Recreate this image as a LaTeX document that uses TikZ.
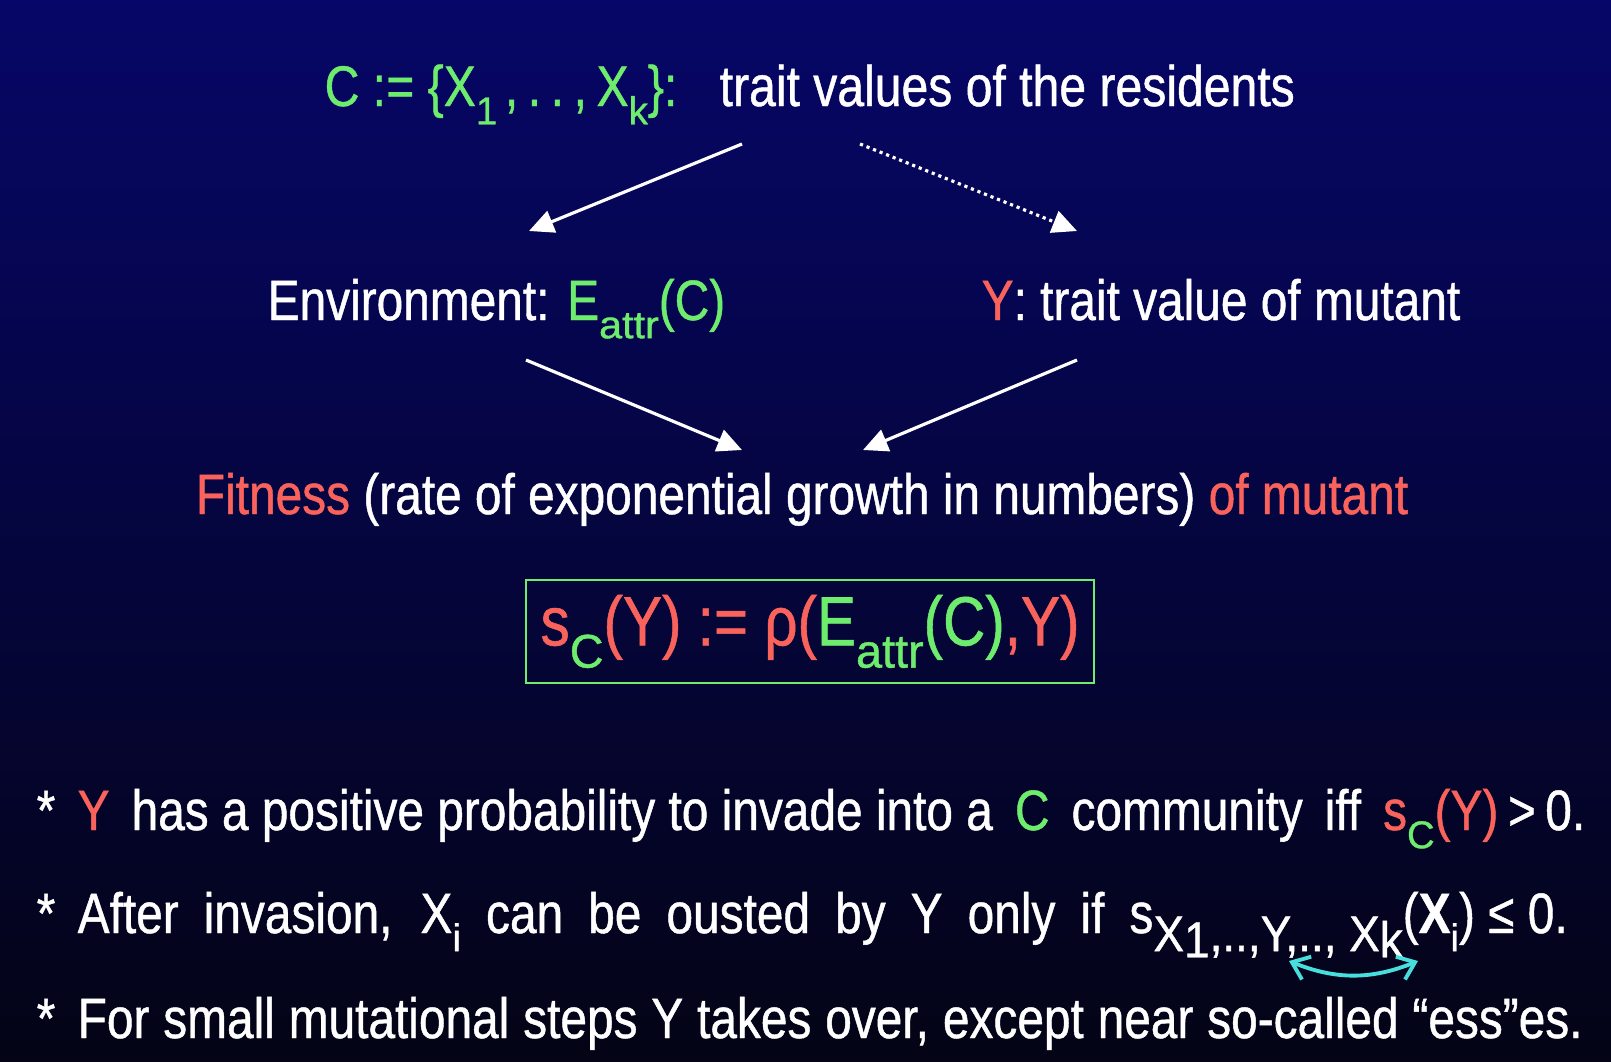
\documentclass[tikz,border=0pt]{standalone}
\usepackage{fontspec}
\setmainfont{Liberation Sans}[FakeStretch=0.84, FakeBold=0.8]
\usepackage{xcolor}
\usetikzlibrary{arrows.meta, positioning}

\definecolor{navytop}{RGB}{6,6,104}
\definecolor{navybot}{RGB}{4,4,22}
\definecolor{resgreen}{RGB}{110,236,110}
\definecolor{mutred}{RGB}{250,98,92}
\definecolor{swapcyan}{RGB}{72,222,222}

\newcommand{\lsub}[1]{\raisebox{-0.32em}{\scalebox{0.8}[0.68]{#1}}}
\newcommand{\gr}[1]{\textcolor{resgreen}{#1}}
\newcommand{\rd}[1]{\textcolor{mutred}{#1}}
\newcommand{\wgap}{\hspace{0.22cm}}

\tikzset{
  txt/.style={inner sep=0pt, text=white, font=\fontsize{16.2}{19}\selectfont, anchor=base west},
  toptxt/.style={txt, font=\fontsize{16.3}{20}\selectfont},
  bigtxt/.style={inner sep=0pt, font=\fontsize{19.8}{24}\selectfont},
  flow/.style={-{Triangle[length=7pt,width=6.5pt]}, white, line width=0.9pt},
}

\begin{document}
\begin{tikzpicture}
      \shade[top color=navytop, bottom color=navybot] (0,0) rectangle (16.11,10.61);

      % residents and their two consequences
      \node[toptxt] (cdef) at (3.24,9.55) {\gr{C := \{X\lsub{1\,},\,.\,.\,,\,X\lsub{k}\}:}};
      \node[toptxt] (traitres) at (7.19,9.55) {trait values of the residents};
      \node[txt] (envi) at (2.67,7.41) {Environment: \gr{E\lsub{\scalebox{1.08}[1]{attr}}(C)}};
      \node[txt] (muty) at (9.81,7.41) {\rd{Y}: trait value of mutant};
      \node[txt, anchor=base] (fitn) at (8.02,5.47) {\rd{Fitness} (rate of exponential growth in numbers) \rd{of mutant}};

      \node[draw=resgreen, line width=0.6pt, minimum width=5.68cm, minimum height=1.03cm, bigtxt] (fitbox) at (8.10,4.295)
        {\rd{s\lsub{\gr{C}}(Y) := ρ(}\gr{E\lsub{attr}(C)}\rd{,Y)}};

      \coordinate (a1s) at (7.42,9.17);
      \coordinate (a1e) at (5.29,8.30);
      \coordinate (a2s) at (8.60,9.17);
      \coordinate (a2e) at (10.77,8.30);
      \coordinate (a3s) at (5.26,7.01);
      \coordinate (a3e) at (7.42,6.11);
      \coordinate (a4s) at (10.77,7.01);
      \coordinate (a4e) at (8.63,6.11);

      \draw[flow] (a1s) -- (a1e);
      \draw[flow, dash pattern=on 0.9pt off 1.1pt] (a2s) -- (a2e);
      \draw[flow] (a3s) -- (a3e);
      \draw[flow] (a4s) -- (a4e);

      % the three statements
      \node[txt] (st1) at (0.36,2.31) {*};
      \node[txt] (b1) at (0.77,2.31) {\rd{Y}\wgap has a positive probability to invade into a\wgap\gr{C}\wgap community\wgap iff\wgap\rd{s\lsub{\gr{C}}(Y)}\,>\,0.};
      \node[txt] (st2) at (0.36,1.28) {*};
      \node[txt] (b2) at (0.77,1.28) {\makebox[14.90cm][s]{After invasion, X\lsub{i} can be ousted by Y only if \mbox{s\lsub{\scalebox{1.2}[1.3]{X\raisebox{-0.12em}{1},..,Y,.., X\raisebox{-0.12em}{k}}}(\textbf{X}\lsub{i}) ≤ 0.}}};
      \node[txt] (st3) at (0.36,0.23) {*};
      \node[txt] (b3) at (0.77,0.23) {\makebox[15.05cm][s]{For small mutational steps Y takes over, except near so-called “ess”es.}};

      \coordinate (swl) at (12.89,1.00);
      \coordinate (swr) at (14.18,1.00);
      \draw[{Straight Barb[length=4.5pt,width=7pt]}-{Straight Barb[length=4.5pt,width=7pt]}, swapcyan, line width=1.1pt] (swl) to[bend right=22] (swr);
\end{tikzpicture}
\end{document}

• • •

* _EXERCISE OBJECTIVE_
Repeat all of the data above word for word, minus the pictures.

* _EXPECTED ANSWER_
Recreate this image as a LaTeX document that uses TikZ.
\documentclass[tikz,border=0pt]{standalone}
\usepackage{fontspec}
\setmainfont{Liberation Sans}[FakeStretch=0.84, FakeBold=0.8]
\usepackage{xcolor}
\usetikzlibrary{arrows.meta, positioning}

\definecolor{navytop}{RGB}{6,6,104}
\definecolor{navybot}{RGB}{4,4,22}
\definecolor{resgreen}{RGB}{110,236,110}
\definecolor{mutred}{RGB}{250,98,92}
\definecolor{swapcyan}{RGB}{72,222,222}

\newcommand{\lsub}[1]{\raisebox{-0.32em}{\scalebox{0.8}[0.68]{#1}}}
\newcommand{\gr}[1]{\textcolor{resgreen}{#1}}
\newcommand{\rd}[1]{\textcolor{mutred}{#1}}
\newcommand{\wgap}{\hspace{0.22cm}}

\tikzset{
  txt/.style={inner sep=0pt, text=white, font=\fontsize{16.2}{19}\selectfont, anchor=base west},
  toptxt/.style={txt, font=\fontsize{16.3}{20}\selectfont},
  bigtxt/.style={inner sep=0pt, font=\fontsize{19.8}{24}\selectfont},
  flow/.style={-{Triangle[length=7pt,width=6.5pt]}, white, line width=0.9pt},
}

\begin{document}
\begin{tikzpicture}
      \shade[top color=navytop, bottom color=navybot] (0,0) rectangle (16.11,10.61);

      % residents and their two consequences
      \node[toptxt] (cdef) at (3.24,9.55) {\gr{C := \{X\lsub{1\,},\,.\,.\,,\,X\lsub{k}\}:}};
      \node[toptxt] (traitres) at (7.19,9.55) {trait values of the residents};
      \node[txt] (envi) at (2.67,7.41) {Environment: \gr{E\lsub{\scalebox{1.08}[1]{attr}}(C)}};
      \node[txt] (muty) at (9.81,7.41) {\rd{Y}: trait value of mutant};
      \node[txt, anchor=base] (fitn) at (8.02,5.47) {\rd{Fitness} (rate of exponential growth in numbers) \rd{of mutant}};

      \node[draw=resgreen, line width=0.6pt, minimum width=5.68cm, minimum height=1.03cm, bigtxt] (fitbox) at (8.10,4.295)
        {\rd{s\lsub{\gr{C}}(Y) := ρ(}\gr{E\lsub{attr}(C)}\rd{,Y)}};

      \coordinate (a1s) at (7.42,9.17);
      \coordinate (a1e) at (5.29,8.30);
      \coordinate (a2s) at (8.60,9.17);
      \coordinate (a2e) at (10.77,8.30);
      \coordinate (a3s) at (5.26,7.01);
      \coordinate (a3e) at (7.42,6.11);
      \coordinate (a4s) at (10.77,7.01);
      \coordinate (a4e) at (8.63,6.11);

      \draw[flow] (a1s) -- (a1e);
      \draw[flow, dash pattern=on 0.9pt off 1.1pt] (a2s) -- (a2e);
      \draw[flow] (a3s) -- (a3e);
      \draw[flow] (a4s) -- (a4e);

      % the three statements
      \node[txt] (st1) at (0.36,2.31) {*};
      \node[txt] (b1) at (0.77,2.31) {\rd{Y}\wgap has a positive probability to invade into a\wgap\gr{C}\wgap community\wgap iff\wgap\rd{s\lsub{\gr{C}}(Y)}\,>\,0.};
      \node[txt] (st2) at (0.36,1.28) {*};
      \node[txt] (b2) at (0.77,1.28) {\makebox[14.90cm][s]{After invasion, X\lsub{i} can be ousted by Y only if \mbox{s\lsub{\scalebox{1.2}[1.3]{X\raisebox{-0.12em}{1},..,Y,.., X\raisebox{-0.12em}{k}}}(\textbf{X}\lsub{i}) ≤ 0.}}};
      \node[txt] (st3) at (0.36,0.23) {*};
      \node[txt] (b3) at (0.77,0.23) {\makebox[15.05cm][s]{For small mutational steps Y takes over, except near so-called “ess”es.}};

      \coordinate (swl) at (12.89,1.00);
      \coordinate (swr) at (14.18,1.00);
      \draw[{Straight Barb[length=4.5pt,width=7pt]}-{Straight Barb[length=4.5pt,width=7pt]}, swapcyan, line width=1.1pt] (swl) to[bend right=22] (swr);
\end{tikzpicture}
\end{document}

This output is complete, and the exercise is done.